Today’s Healthcare Collaboration Technologies No Longer Bound by Time or Location
Guest post by Brent Lang, president and CEO of Vocera Communications.
There have been dramatic changes to the look and feel of healthcare communication and collaboration technologies over the past few years. The demands of healthcare reform have shaped new challenges not previously seen or imagined, and in turn have spawned the development of entirely new solutions to meet those needs.
As healthcare professionals discover new and broader uses for healthcare technology in patient care, one goal remains – driving efficiencies that bring the nurse back to the patient’s bedside, which in turn improves both the quality of care and patient experience. In doing so, technology solutions must also defy the four walls of the hospital to connect clinicians across the care continuum whether or not they are physically on site.
As healthcare communication technology has progressed, the topic of mobility has become hotter than ever. Today’s hospital workforce needs to be increasingly mobile and collaborative. This requires solutions that are no longer defined by time or location. Healthcare employees are constantly on the move, and must be able to securely connect from anywhere to answer questions and respond to emergencies. Naturally, communication systems that can keep up are in high-demand. When a clinician has the ability to instantly locate the resources and information he or she needs, while in transit, treatment delays and medical errors are prevented.
Most people are familiar with the traditional nurses’ station, located in a central area on the hospital floor where nurses and physicians can take calls, review files and answer questions. When a patient’s condition can change in minutes and even seconds, being able to reach the right physician or nurse immediately is vital.

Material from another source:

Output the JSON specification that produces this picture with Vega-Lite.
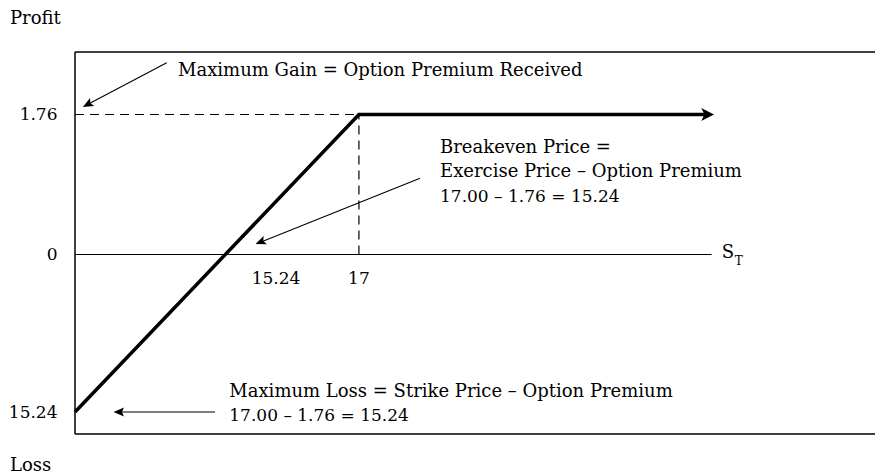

Unfortunately, nurses often spend precious time running back and forth from the central nurses’ station waiting for a response from a physician – time that would be better spent at the patient’s bedside. Similarly, internal pagers are unreliable because they are troubled by “dead zones” within the facility, don’t provide closed-loop communication, and don’t integrate into existing clinical systems. Performing simple tasks, such as replacing an IV drip bag, can often take up to four pages or phone calls to get physician approval. These inefficiencies can affect care quality and patient experience.
As more hospitals have embraced mobile technology for clinicians, their overall workflow has evolved. When doctors and nurses have effective mobile communication tools at their fingertips, there is less need to search for people, sit on hold, or play “phone tag.” Mobile tools that allow clinicians to directly communicate with the exact contact they are trying to reach, reduces the need for intercom calls that are disruptive and may result in complaints from staff, patients and families. Additionally, many hospitals are now able to configure alerts from patient rooms so they are delivered only to the nurse responsible for that patient via a text message or voice alarm. When these alerts are sent directly to clinicians’ mobile devices, nurse managers are no longer tied up at central stations, trying to locate the correct contact. Instead, they have more flexibility to perform other functions in their units.
Today’s healthcare communication and collaboration solutions are no longer bound by the hospital’s walls. One example is the adoption of mobile applications that are sensitive to user communication preferences and can be utilized on any device. This seamless connectivity allows hospital staff to communicate whether they are inside or outside of the facility.
The healthcare industry will continue to see an increase in mobile solutions that streamline communication across the care continuum and allow clinicians to make decisions in a timely manner. With the right mobile solutions, healthcare workers will not only increase efficiency and care quality, but also create more patient-centered environments.